A toddler in Seattle may have contracted a very rare disease after accidentally ingesting contaminated raccoon droppings.
“Raccoons are known to commonly carry the roundworm and they don’t always show signs of being ill,” said Dr. Vance Kawakami, from Seattle and King County Public Health.
Officials think that’s what sickened a little boy, who is under 2 years old, in Seattle.
“They (raccoons) shed it in their feces and in the environment,” Kawakami added. “It needs to spend two to four weeks to turn to infected from where humans accidentally ingest it.”
Many of the survivors have long-term neurological problems.
While toddlers are at high risk, anyone is susceptible, even your pets.
“Basically, if you ingest enough of it, it hatches into larvae in your intestines and can spread to parts of the body to cause illness,” Kawakami said
“We want you to take steps around your property to make sure to discourage raccoons from spending time on property,” Kawakami said.
Symptoms vary depending on where the parasite travels in your body. But they can range from nausea to acute blindness to loss of motor control.

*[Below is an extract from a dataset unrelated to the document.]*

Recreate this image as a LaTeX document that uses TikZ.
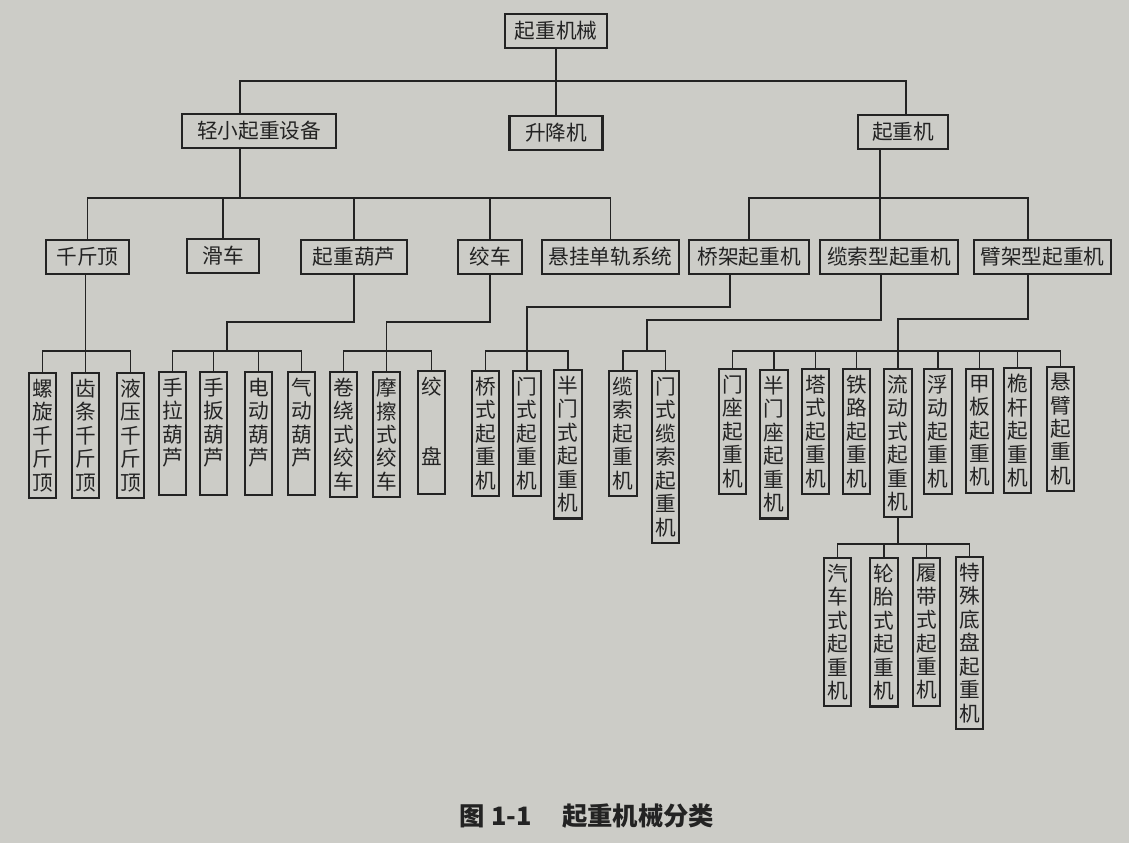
\documentclass[tikz,border=0pt]{standalone}
\usepackage{fontspec}
\newfontfamily\cjk{Noto Sans CJK SC}
\definecolor{paper}{RGB}{204,204,199}
\definecolor{ink}{RGB}{35,35,35}

\begin{document}
\begin{tikzpicture}[x=0.75pt,y=0.75pt,yscale=-1,xscale=1,
  box/.style={draw=ink,line width=1.6pt,fill=paper,text=ink,inner sep=0pt,minimum height=26pt,font={\cjk\fontsize{15.5}{17.6}\selectfont}},
  vbox/.style={box,align=center,anchor=north,minimum width=20.5pt,minimum height=0pt,inner xsep=1pt,inner ysep=4.5pt},
  link/.style={draw=ink,line width=1.1pt}]
\fill[paper] (0,0) rectangle (1129,843);
% top levels
\node[box,minimum width=76.5pt] (root) at (556,31) {起重机械};
\node[box,minimum width=115.5pt] (qx) at (259,131) {轻小起重设备};
\node[box,minimum width=69.75pt] (sj) at (556,133) {升降机};
\node[box,minimum width=67.5pt] (qz) at (903,132) {起重机};
\node[box,minimum width=62.25pt] (qjd) at (87.5,257) {千斤顶};
\node[box,minimum width=54pt] (hc) at (223,256) {滑车};
\node[box,minimum width=79.5pt] (hl) at (354,257) {起重葫芦};
\node[box,minimum width=48pt] (jc) at (490,257) {绞车};
\node[box,minimum width=102.75pt] (xg) at (610.5,257) {悬挂单轨系统};
\node[box,minimum width=90pt] (qjx) at (749,257) {桥架起重机};
\node[box,minimum width=103.5pt] (lsx) at (889,257) {缆索型起重机};
\node[box,minimum width=102.75pt] (bjx) at (1042.5,257) {臂架型起重机};
% vertical boxes
\node[vbox] (lx) at (42.5,372) {螺\\旋\\千\\斤\\顶};
\node[vbox] (ct) at (85.5,372) {齿\\条\\千\\斤\\顶};
\node[vbox] (yy) at (130.5,372) {液\\压\\千\\斤\\顶};
\node[vbox] (sl) at (172.5,371) {手\\拉\\葫\\芦\\~};
\node[vbox] (sb) at (213.5,371) {手\\扳\\葫\\芦\\~};
\node[vbox] (dd) at (258.5,371) {电\\动\\葫\\芦\\~};
\node[vbox] (qd) at (301.5,371) {气\\动\\葫\\芦\\~};
\node[vbox] (jr) at (343.5,371) {卷\\绕\\式\\绞\\车};
\node[vbox] (mc) at (386.5,371) {摩\\擦\\式\\绞\\车};
\node[vbox] (jp) at (431.5,370) {绞\\~\\~\\盘\\~};
\node[vbox] (qs) at (485.5,370) {桥\\式\\起\\重\\机};
\node[vbox] (ms) at (527,370) {门\\式\\起\\重\\机};
\node[vbox] (bm) at (568,369) {半\\门\\式\\起\\重\\机};
\node[vbox] (ls) at (623,370) {缆\\索\\起\\重\\机};
\node[vbox] (ml) at (665.5,370) {门\\式\\缆\\索\\起\\重\\机};
\node[vbox] (mz) at (732.5,368) {门\\座\\起\\重\\机};
\node[vbox] (bmz) at (774,369) {半\\门\\座\\起\\重\\机};
\node[vbox] (ts) at (815.5,368) {塔\\式\\起\\重\\机};
\node[vbox] (tl) at (856.5,368) {铁\\路\\起\\重\\机};
\node[vbox] (ld) at (898,368) {流\\动\\式\\起\\重\\机};
\node[vbox] (fd) at (938,368) {浮\\动\\起\\重\\机};
\node[vbox] (jb) at (979.5,368) {甲\\板\\起\\重\\机};
\node[vbox] (wg) at (1017.5,367) {桅\\杆\\起\\重\\机};
\node[vbox] (xb) at (1060.5,366) {悬\\臂\\起\\重\\机};
\node[vbox] (qc) at (837.5,557) {汽\\车\\式\\起\\重\\机};
\node[vbox] (lt) at (884,557) {轮\\胎\\式\\起\\重\\机};
\node[vbox] (ldai) at (926.5,557) {履\\带\\式\\起\\重\\机};
\node[vbox] (tsd) at (969.5,556) {特\\殊\\底\\盘\\起\\重\\机};
% caption
\node[font={\cjk\bfseries\fontsize{19}{22}\selectfont},text=ink] (cap) at (587,816) {图 1-1\hspace{1.2em}起重机械分类};
% junctions
\coordinate (t1) at (240,81);
\coordinate (t2) at (906,81);
\coordinate (m1) at (240,198);
\coordinate (m2) at (880,198);
\coordinate (m3) at (1028,198);
\coordinate (b3) at (0,351);
\coordinate (b4) at (0,544);
\coordinate (k1) at (227,322);
\coordinate (k2) at (0,322);
\coordinate (k3) at (730,307);
\coordinate (k4) at (881,320);
\coordinate (k5) at (647,320);
\coordinate (k6) at (1028,319);
% connectors
\draw[link] (root) -- (sj);
\draw[link] (qx.north -| t1) -- (t1) -- (t2) -- (qz.north -| t2);
\draw[link] (qx.south -| m1) -- (m1);
\draw[link] (qjd.north) |- (xg.north |- m1) -- (xg.north);
\foreach \n in {hc,hl,jc} \draw[link] (\n.north) -- (\n.north |- m1);
\draw[link] (qz.south -| m2) -- (lsx.north -| m2);
\draw[link] (qjx.north) |- (m3) -- (bjx.north -| m3);
\draw[link] (qjd.south -| ct.north) -- (ct.north);
\draw[link] (lx.north) |- (yy.north |- b3) -- (yy.north);
\draw[link] (hl.south) |- (k1) -- (k1 |- b3);
\draw[link] (sl.north) |- (qd.north |- b3) -- (qd.north);
\foreach \n in {sb,dd} \draw[link] (\n.north) -- (\n.north |- b3);
\draw[link] (jc.south) |- (mc.north |- k2) -- (mc.north);
\draw[link] (jr.north) |- (jp.north |- b3) -- (jp.north);
\draw[link] (qjx.south -| k3) -- (k3) -| (ms.north);
\draw[link] (qs.north) |- (bm.north |- b3) -- (bm.north);
\draw[link] (lsx.south -| k4) -- (k4) -- (k5) -- (k5 |- b3);
\draw[link] (ls.north) |- (ml.north |- b3) -- (ml.north);
\draw[link] (bjx.south -| k6) -- (k6) -| (ld.north);
\draw[link] (mz.north) |- (xb.north |- b3) -- (xb.north);
\foreach \n in {bmz,ts,tl,fd,jb,wg} \draw[link] (\n.north) -- (\n.north |- b3);
\draw[link] (ld.south) -- (ld.south |- b4);
\draw[link] (qc.north) |- (tsd.north |- b4) -- (tsd.north);
\foreach \n in {lt,ldai} \draw[link] (\n.north) -- (\n.north |- b4);
\end{tikzpicture}
\end{document}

Final results from the CDC should be back in a couple of weeks.
The little boy is now recovering at home after having been hospitalized for four days.
Only 29 cases of Baylisascariasis have been reported in the U.S. since 1973 and no cases have ever been reported in Washington State.
People can become infected if they inadvertently swallow dirt or materials contaminated with raccoon droppings that contain microscopic Baylisascaris roundworm eggs. The roundworm larvae can hatch inside a person and travel throughout the body. The infection can be severe and even fatal if the roundworms enter a person's eye, organs, or brain. Baylisascariasis does not spread person-to-person.
Young children are at the highest risk for infection because they are more likely to put contaminated objects or fingers in their mouths, or eat contaminated dirt, sand, or other material.
To prevent infection, wash your hands after working or playing outdoors and avoid areas that are frequented by raccoons, especially "raccoon latrines."
Fresh droppings usually are dark and tubular, have a pungent odor (usually worse than dog or cat feces), and often contain undigested seeds or other food items (go to the CDC page for photos).
Raccoons prefer sites that are flat and raised off the ground, but they also use the base of trees, and occasionally, open areas. Common sites for raccoon latrines are roofs, decks, unsealed attics, haylofts, the raised forks of trees, fence lines, woodpiles, fallen logs, and large rocks.
If you discover a raccoon latrine on your property, keep children and pets away from that area. Cleaning the area may prevent possible infection. Newly deposited eggs take at least 2-4 weeks to become infectious. You can reduce the risk of exposure and possible infection if you promptly remove raccoon droppings after you find them.
Baylisascariasis and pets
Do not keep, feed, or adopt wild animals, including raccoons, as pets! Infection rarely causes symptoms in raccoons, so you cannot tell if a raccoon is infected by observing its behavior.
Dogs can be infected with the Baylisascaris roundworm, but it is rare. Have all pets de-wormed under a veterinarian's supervision and take precautions to avoid contact with their feces. Talk to your veterinarian if you have any concerns about Baylisascaris and your dog.